I've seen it happen in karate class when folks differ over how rigorously to adhere to historical techniques. Some respect the founder. Some worship the founder. Councils of high-ranking black belts play the same politics seen anywhere else. What to teach? What to improve? What to reject?

I've seen it happen in fashion when folks debate over who's "keeping it real" and who's a wanna-be/poser/dork. I've heard a non-racist skinhead from the 60's bemoan the modern racist hijacking of his subculture. He's a fundamentalist in that regard. I've heard a Goth list her "friends" in 2 columns: one for "true" Goths, the other for "fakes".

I've seen it happen in driver's education. My own mother is a fundamentalist on the freeway. Nobody should pass on the right; passing is done on the left. The little newsprint booklet from the DMV is the equivalent of her bible.
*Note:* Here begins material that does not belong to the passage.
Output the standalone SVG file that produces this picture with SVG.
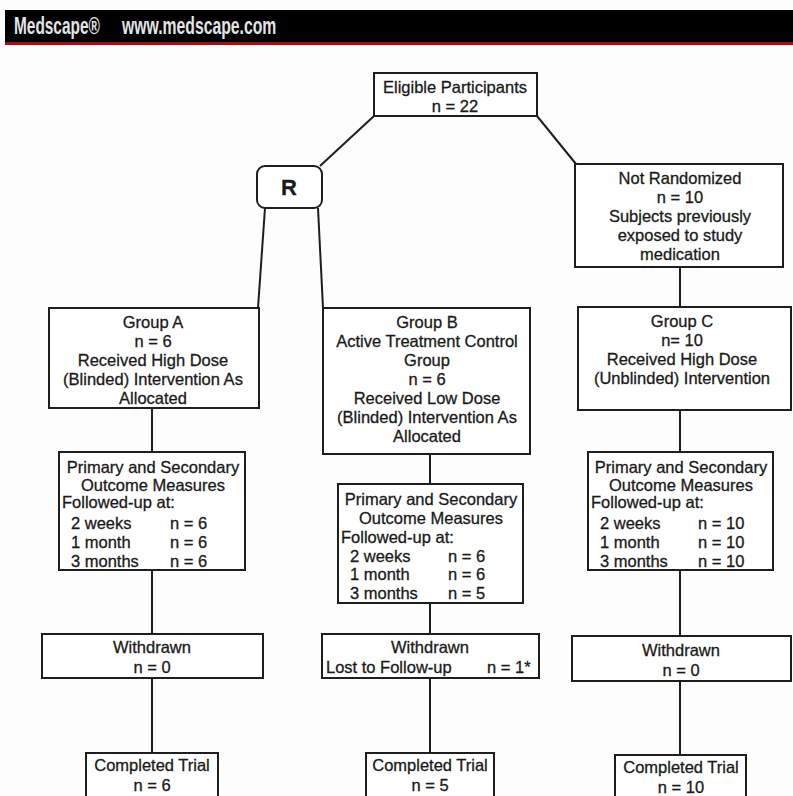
<svg xmlns="http://www.w3.org/2000/svg" width="793" height="796" viewBox="0 0 793 796">
<style>
.box{fill:#fff;stroke:#1e1e1e;stroke-width:2}
.t{font-family:"Liberation Sans",Arial,sans-serif;font-size:16.5px;fill:#1a1a1a;stroke:#1a1a1a;stroke-width:0.3;text-anchor:middle}
.l{text-anchor:start}
.conn{stroke:#1e1e1e;stroke-width:2;fill:none}
.hdr{font-family:"Liberation Sans",Arial,sans-serif;font-size:23px;font-weight:bold;fill:#e4e4e4}
</style>
<rect x="0" y="0" width="793" height="796" fill="#fdfdfd"/>
<g id="header">
<rect x="5" y="10" width="788" height="32" fill="#000"/>
<rect x="5" y="42" width="788" height="3" fill="#a01010"/>
<text class="hdr" transform="translate(14,34) scale(0.67,1)" x="0" y="0">Medscape®</text>
<text class="hdr" transform="translate(122,34) scale(0.685,1)" x="0" y="0">www.medscape.com</text>
</g>
<g id="connectors">
<line class="conn" x1="374" y1="116" x2="320" y2="166"/>
<line class="conn" x1="537" y1="116" x2="576" y2="164"/>
<line class="conn" x1="265" y1="208" x2="258" y2="308"/>
<line class="conn" x1="318" y1="208" x2="323" y2="308"/>
<line class="conn" x1="680" y1="267" x2="680" y2="307"/>
<line class="conn" x1="152" y1="408" x2="152" y2="634"/>
<line class="conn" x1="152" y1="678" x2="152" y2="753"/>
<line class="conn" x1="430" y1="454" x2="430" y2="634"/>
<line class="conn" x1="430" y1="678" x2="430" y2="753"/>
<line class="conn" x1="680" y1="410" x2="680" y2="636"/>
<line class="conn" x1="680" y1="681" x2="680" y2="755"/>
</g>
<g id="eligible">
<rect class="box" x="374" y="73" width="163" height="43"/>
<text class="t" x="455" y="93">Eligible Participants</text>
<text class="t" x="455" y="112">n = 22</text>
</g>
<g id="R">
<rect class="box" x="257" y="166" width="65" height="42" rx="8"/>
<text class="t" x="289" y="195" style="font-size:22px;font-weight:bold">R</text>
</g>
<g id="notRandomized">
<rect class="box" x="575" y="164" width="208" height="103"/>
<text class="t" x="680" y="184">Not Randomized</text>
<text class="t" x="680" y="203">n = 10</text>
<text class="t" x="680" y="222">Subjects previously</text>
<text class="t" x="680" y="241">exposed to study</text>
<text class="t" x="680" y="260">medication</text>
</g>
<g id="groupA">
<rect class="box" x="49" y="308" width="210" height="100"/>
<text class="t" x="153" y="328">Group A</text>
<text class="t" x="153" y="347">n = 6</text>
<text class="t" x="153" y="366">Received High Dose</text>
<text class="t" x="153" y="385">(Blinded) Intervention As</text>
<text class="t" x="153" y="404">Allocated</text>
</g>
<g id="groupB">
<rect class="box" x="323" y="308" width="207" height="146"/>
<text class="t" x="427" y="328">Group B</text>
<text class="t" x="427" y="347">Active Treatment Control</text>
<text class="t" x="427" y="366">Group</text>
<text class="t" x="427" y="385">n = 6</text>
<text class="t" x="427" y="404">Received Low Dose</text>
<text class="t" x="427" y="423">(Blinded) Intervention As</text>
<text class="t" x="427" y="442">Allocated</text>
</g>
<g id="groupC">
<rect class="box" x="578" y="307" width="213" height="103"/>
<text class="t" x="682" y="327">Group C</text>
<text class="t" x="682" y="346">n= 10</text>
<text class="t" x="682" y="365">Received High Dose</text>
<text class="t" x="682" y="384">(Unblinded) Intervention</text>
</g>
<g id="primaryA">
<rect class="box" x="59" y="452" width="186" height="118"/>
<text class="t" x="153" y="473">Primary and Secondary</text>
<text class="t" x="153" y="491">Outcome Measures</text>
<text class="t l" x="62" y="508">Followed-up at:</text>
<text class="t l" x="71" y="529">2 weeks</text><text class="t l" x="170" y="529">n = 6</text>
<text class="t l" x="71" y="548">1 month</text><text class="t l" x="170" y="548">n = 6</text>
<text class="t l" x="71" y="567">3 months</text><text class="t l" x="170" y="567">n = 6</text>
</g>
<g id="primaryB">
<rect class="box" x="338" y="484" width="185" height="119"/>
<text class="t" x="431" y="505">Primary and Secondary</text>
<text class="t" x="431" y="524">Outcome Measures</text>
<text class="t l" x="341" y="543">Followed-up at:</text>
<text class="t l" x="350" y="562">2 weeks</text><text class="t l" x="448" y="562">n = 6</text>
<text class="t l" x="350" y="580">1 month</text><text class="t l" x="448" y="580">n = 6</text>
<text class="t l" x="350" y="599">3 months</text><text class="t l" x="448" y="599">n = 5</text>
</g>
<g id="primaryC">
<rect class="box" x="588" y="452" width="185" height="118"/>
<text class="t" x="681" y="473">Primary and Secondary</text>
<text class="t" x="681" y="491">Outcome Measures</text>
<text class="t l" x="591" y="508">Followed-up at:</text>
<text class="t l" x="600" y="529">2 weeks</text><text class="t l" x="698" y="529">n = 10</text>
<text class="t l" x="600" y="548">1 month</text><text class="t l" x="698" y="548">n = 10</text>
<text class="t l" x="600" y="567">3 months</text><text class="t l" x="698" y="567">n = 10</text>
</g>
<g id="withdrawnA">
<rect class="box" x="42" y="634" width="221" height="44"/>
<text class="t" x="152" y="653">Withdrawn</text>
<text class="t" x="152" y="673">n = 0</text>
</g>
<g id="withdrawnB">
<rect class="box" x="322" y="634" width="217" height="44"/>
<text class="t" x="430" y="653">Withdrawn</text>
<text class="t l" x="326" y="673">Lost to Follow-up</text>
<text class="t l" x="487" y="673">n = 1*</text>
</g>
<g id="withdrawnC">
<rect class="box" x="572" y="636" width="219" height="45"/>
<text class="t" x="681" y="656">Withdrawn</text>
<text class="t" x="681" y="676">n = 0</text>
</g>
<g id="completedA">
<rect class="box" x="86" y="753" width="132" height="50"/>
<text class="t" x="152" y="771">Completed Trial</text>
<text class="t" x="152" y="791">n = 6</text>
</g>
<g id="completedB">
<rect class="box" x="366" y="753" width="128" height="50"/>
<text class="t" x="430" y="771">Completed Trial</text>
<text class="t" x="430" y="791">n = 5</text>
</g>
<g id="completedC">
<rect class="box" x="615" y="755" width="131" height="50"/>
<text class="t" x="681" y="773">Completed Trial</text>
<text class="t" x="681" y="793">n = 10</text>
</g>
</svg>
I've seen it happen in cuisine. Traditional foods must be prepared the traditional way. Or do they? Some sushi purists insist that a Califoria roll (with avocado as an ingredient) isn't "real" sushi. What's the line between being innovative and horsing around?

Religion can be no different.

Of course Paganism will have its share of fundamentalists. It already does. Our numbers are still too small to show great schisms (or even great unity for that matter). But as a segment of humanity, we will inevitably have disagreements over the right level of rigor and tradition.

Now, to have such disagreements is not bad in and of itself. It is natural and healthy to display a spectrum of conservative to liberal attitudes in anything. If the debate is good-natured and good-humored, all can benefit from a productive and enlighting discourse. The insertion of negativity comes only when resentment enters the conflict.

Whenever stakes are raised, and power or influence become important, then we need to watch out. Then the desire to gain something (or at least avoid losing something) threatens to overshadow the common bonds between us. That's when differing camps begin to actively work against each other. That's when energy is directed towards harm.